La storia di
Andrea Prudente, cittadina statunitense in vacanza a Malta, riporta sotto i riflettori alcune delle complessità legate all’
aborto, che in alcuni Paesi si rivelano più ingombranti che in altri. La turista americana è arrivata nell’arcipelago nel Mediterraneo incinta di 16 settimane: ora
rischia la vita a causa di un aborto spontaneo, al quale i medici del policlinico Mater Dei non possono porre fine perché
il cuore del feto batte ancora. La donna rischia la setticemia, infezione dovuta al distaccamento della placenta, ma nella cattolicissima
Malta, unico Paese dell'Unione Europea in cui l'aborto è vietato in ogni caso, i medici rischiano 4 anni di prigione se interrompono la vita del feto, anche se le acque si sono rotte e a detta degli stessi medici «non c'è alcuna possibilità di sopravvivenza» del bambino. Il partner della donna, Jay Weeldreyer di 45 anni, ha affermato che la donna «è tenuta in ostaggio in

ospedale da una settimana». Costretti a sperare nella morte del feto, Jay ha lanciato un appello affinché
almeno la moglie possa essere salvata, denunciando di non aver ricevuto neppure il permesso per il trasferimento in una nazione dove l’aborto è legale: «
La bambina non vivrà, non si può fare nulla per cambiare l'esito. La volevamo, la vorremmo ancora, la amiamo, vorremmo che sopravvivesse, ma non sarà così, e non solo stiamo perdendo nostra figlia, ma così l'ospedale mette a rischio anche la vita di Andrea». Ma a quanto pare, per le donne maltesi funziona così: ogni anno ci sarebbero
almeno due o tre casi simili. Sull'isola vige una delle legislazioni in materia più restrittive dell'Unione europea: provocare un aborto è, quasi in ogni caso, illegale. L’assicurazione sanitaria della coppia ha cercato di organizzare il trasferimento da Malta, ma non è stato possibile perché
nessuna compagnia aerea ha voluto rischiare le conseguenze penali legate al caso. «Siamo venuti a Malta per una”'babymoon” (ovvero l’ultima vacanza in due prima della nascita del bebè, ndr). Certamente non siamo venuti per avere un aborto, ma qui stiamo parlando di
salvare la vita di una donna.
Stanno giocando con la sua vita», ha detto Weeldreyer.

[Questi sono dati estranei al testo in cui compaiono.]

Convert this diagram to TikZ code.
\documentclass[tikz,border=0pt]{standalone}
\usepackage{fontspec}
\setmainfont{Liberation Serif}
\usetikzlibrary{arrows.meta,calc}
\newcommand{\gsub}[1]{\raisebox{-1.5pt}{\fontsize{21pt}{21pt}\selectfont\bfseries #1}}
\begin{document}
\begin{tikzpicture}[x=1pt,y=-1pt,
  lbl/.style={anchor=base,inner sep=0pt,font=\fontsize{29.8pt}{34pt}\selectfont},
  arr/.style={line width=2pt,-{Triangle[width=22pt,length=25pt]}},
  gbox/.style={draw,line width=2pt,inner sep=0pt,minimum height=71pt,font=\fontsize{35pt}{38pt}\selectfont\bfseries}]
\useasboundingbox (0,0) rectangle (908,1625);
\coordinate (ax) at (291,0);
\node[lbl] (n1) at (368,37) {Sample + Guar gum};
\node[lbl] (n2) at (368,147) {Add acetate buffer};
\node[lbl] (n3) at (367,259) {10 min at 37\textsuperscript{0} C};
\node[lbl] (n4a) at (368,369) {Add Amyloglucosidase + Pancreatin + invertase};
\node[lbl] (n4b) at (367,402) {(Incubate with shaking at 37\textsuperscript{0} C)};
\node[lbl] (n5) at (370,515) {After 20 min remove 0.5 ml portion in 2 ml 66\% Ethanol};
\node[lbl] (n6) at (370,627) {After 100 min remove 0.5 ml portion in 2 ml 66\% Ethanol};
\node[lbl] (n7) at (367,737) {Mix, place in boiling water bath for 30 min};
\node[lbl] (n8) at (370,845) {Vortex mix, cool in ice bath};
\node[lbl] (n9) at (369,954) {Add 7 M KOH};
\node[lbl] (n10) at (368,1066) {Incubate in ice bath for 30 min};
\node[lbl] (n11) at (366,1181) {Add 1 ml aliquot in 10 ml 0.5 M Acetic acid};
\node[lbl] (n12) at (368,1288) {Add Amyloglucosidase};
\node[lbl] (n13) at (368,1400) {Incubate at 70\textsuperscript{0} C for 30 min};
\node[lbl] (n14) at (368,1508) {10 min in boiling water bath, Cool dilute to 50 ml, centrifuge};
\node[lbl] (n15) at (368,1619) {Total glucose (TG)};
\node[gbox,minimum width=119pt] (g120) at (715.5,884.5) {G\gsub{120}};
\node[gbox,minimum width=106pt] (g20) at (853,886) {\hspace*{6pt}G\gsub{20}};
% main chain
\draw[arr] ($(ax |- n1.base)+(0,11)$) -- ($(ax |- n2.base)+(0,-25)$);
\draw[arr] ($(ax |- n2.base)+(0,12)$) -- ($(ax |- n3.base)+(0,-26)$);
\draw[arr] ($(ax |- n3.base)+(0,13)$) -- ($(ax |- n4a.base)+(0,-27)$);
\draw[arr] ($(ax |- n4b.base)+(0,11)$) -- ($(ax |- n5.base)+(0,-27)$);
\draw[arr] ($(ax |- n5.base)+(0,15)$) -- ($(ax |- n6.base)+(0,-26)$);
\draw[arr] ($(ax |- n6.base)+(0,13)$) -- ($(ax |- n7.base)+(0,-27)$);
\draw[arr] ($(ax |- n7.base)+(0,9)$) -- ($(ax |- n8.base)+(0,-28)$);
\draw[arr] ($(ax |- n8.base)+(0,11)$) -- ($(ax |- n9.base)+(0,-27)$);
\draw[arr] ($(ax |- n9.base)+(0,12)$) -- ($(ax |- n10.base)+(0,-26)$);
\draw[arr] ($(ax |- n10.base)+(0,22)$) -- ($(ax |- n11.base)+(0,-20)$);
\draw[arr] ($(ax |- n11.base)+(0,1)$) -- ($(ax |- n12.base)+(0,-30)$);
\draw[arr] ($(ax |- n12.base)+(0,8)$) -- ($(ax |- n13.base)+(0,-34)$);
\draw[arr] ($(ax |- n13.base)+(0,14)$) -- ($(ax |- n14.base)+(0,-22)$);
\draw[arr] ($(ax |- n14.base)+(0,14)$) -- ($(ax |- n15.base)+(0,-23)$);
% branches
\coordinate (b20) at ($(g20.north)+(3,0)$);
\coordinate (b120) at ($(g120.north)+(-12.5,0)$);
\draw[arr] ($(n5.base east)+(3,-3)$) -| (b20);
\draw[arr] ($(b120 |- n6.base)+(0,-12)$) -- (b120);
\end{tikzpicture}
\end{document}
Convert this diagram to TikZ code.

La coppia era arrivata a Malta da qualche giorno quando la donna ha avuto
una prima emorragia. Un controllo in ospedale aveva dato rassicurazioni riguardo la vita del bambino. Ma dopo un paio di giorni, le acque si sono aperte e un'ecografia ha mostrato che
la placenta si era parzialmente distaccata dall'utero, ma il cuore del feto continuava a battere, rendendo
impossibile qualsiasi tipo di intervento chirurgico. Rimandati a casa, dopo altre 8 ore una nuova ecografia ha mostrato che il liquido amniotico era esaurito ma il cuore continua a battere ed i medici non possono intervenire, anche a fronte del rischio di setticemia. La vicenda è stata resa nota dalla Ong “Doctors for Choice”, che teme si ripeta una tragedia come quella di
Savita Halappanavar, morta nel 2012 a 31 anni in Irlanda dove le venne negato l'aborto medico dopo un inizio di aborto spontaneo. «Spero che riusciremo a ricevere qualche forma di grazia da Malta e che ci lasci partire. Anche presumendo che non ce la faccia, preferiremmo sperare che Andrea possa sopravvivere al volo» ha concluso Weeldreyer.